Opinião

Mafalda vai à ONU

Que bom seria se Mafalda pudesse, de fato, traduzir para os diplomatas e signatários das Nações Unidas as reais necessidades do mundo

Fico imaginando como Mafalda, que tanto queria traduzir para o mundo questões como liberdade, democracia, igualdade de gênero e equidade social, reagiria às (in)decisões mais recentes dos países-membros da ONU -  (crédito: ANDRES LARROVERE)
Fico imaginando como Mafalda, que tanto queria traduzir para o mundo questões como liberdade, democracia, igualdade de gênero e equidade social, reagiria às (in)decisões mais recentes dos países-membros da ONU - (crédito: ANDRES LARROVERE)

Mafalda fez 60 anos e, de presente, ganhou uma visita à sede da Organização das Nações Unidas (ONU). Na tirinha 491, a questionadora menininha (Mafalda sempre terá 6 anos), criada pelo argentino Quino, expressa o desejo de ser tradutora na ONU. Para comemorar seu aniversário, na quarta-feira passada, Guillermo Lavado, o sobrinho de Quino, foi com ela a Nova York, acompanhado do escultor Pablo Irrang, que deu vida à personagem. Mafalda ganhou crachá com foto, sentou-se no plenário e fez fotos na cabine de tradução.

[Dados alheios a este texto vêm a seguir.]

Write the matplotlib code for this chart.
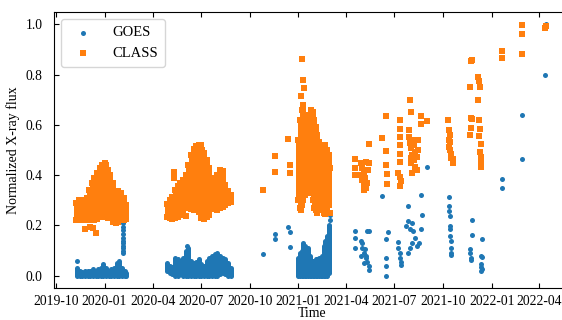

Que bom seria se Mafalda pudesse, de fato, traduzir para os diplomatas e signatários das Nações Unidas as reais necessidades do mundo. No sábado passado, eles foram os protagonistas de (mais) um fracasso retumbante no Azerbaijão, depois de duas semanas discutindo o financiamento para adaptação às mudanças climáticas.

A ONU calculou que, para os países conseguirem investir em energia limpa, seria necessário um fundo global de US$ 1 trilhão anual até 2030. A COP terminou com os ricos — que serão os doadores — prometendo "até" US$ 300 milhões. Embora representantes do Sul Global tenham chamado a quantia de piada, o presidente da conferência, o azeri Mukhtar Babayev, bateu o martelo por volta das 20h de Brasília (3h de domingo em Baku) para anunciar o acordo.

Defensora da democracia e da voz das mulheres, Mafalda deve ter ficado muito indignada com a atitude de Babayev, especialmente quando Chandni Raina, representante da Índia na sessão plenária final, abriu o microfone para denunciar que não havia concordado com a decisão — os textos da COP precisam ser aprovados por unanimidade — e que o presidente da conferência ignorou seu pedido para falar antes da martelada. 

Mafalda também saiu irritadíssima, tenho certeza, com o fato de o documento final não mencionar a necessidade de eliminar o uso dos combustíveis fósseis. Está mais do que comprovado pela ciência que as emissões recorde de CO2, principal gás de efeito estufa, são causadas pela queima de petróleo, gás natural e carvão. O que mais esperar de uma conferência sobre mudanças climáticas sediada em um petroestado? Cujo presidente discursou, na abertura, que o "petróleo é presente de Deus e não deve ser recusado"?

Duas semanas antes da COP do clima, outra COP (sigla de Conferência das Partes) terminou vexatória. Terminou, aliás, sem acabar. A Conferência da Biodiversidade, realizada na Colômbia, não teve declaração. Foi simplesmente suspensa, porque, novamente, não houve acordo sobre financiamento (pelo menos, não se forjou uma "decisão unânime"). No domingo, serão encerradas, na Coreia do Sul, as negociações sobre o tratado internacional do plástico. Por enquanto, ninguém se entendeu. Já se pode antever o seu melancólico fim. 

Fico imaginando como Mafalda, que tanto queria traduzir para o mundo questões como liberdade, democracia, igualdade de gênero e equidade social, reagiria às (in)decisões mais recentes dos países-membros da ONU. Consigo visualizá-la saindo da sede das Nações Unidas com o crachazinho na mão, depois de escrever, no muro, uma frase que, tempos atrás, rabiscou sobre um globo terrestre: "Cuidado, irresponsáveis trabalhando!".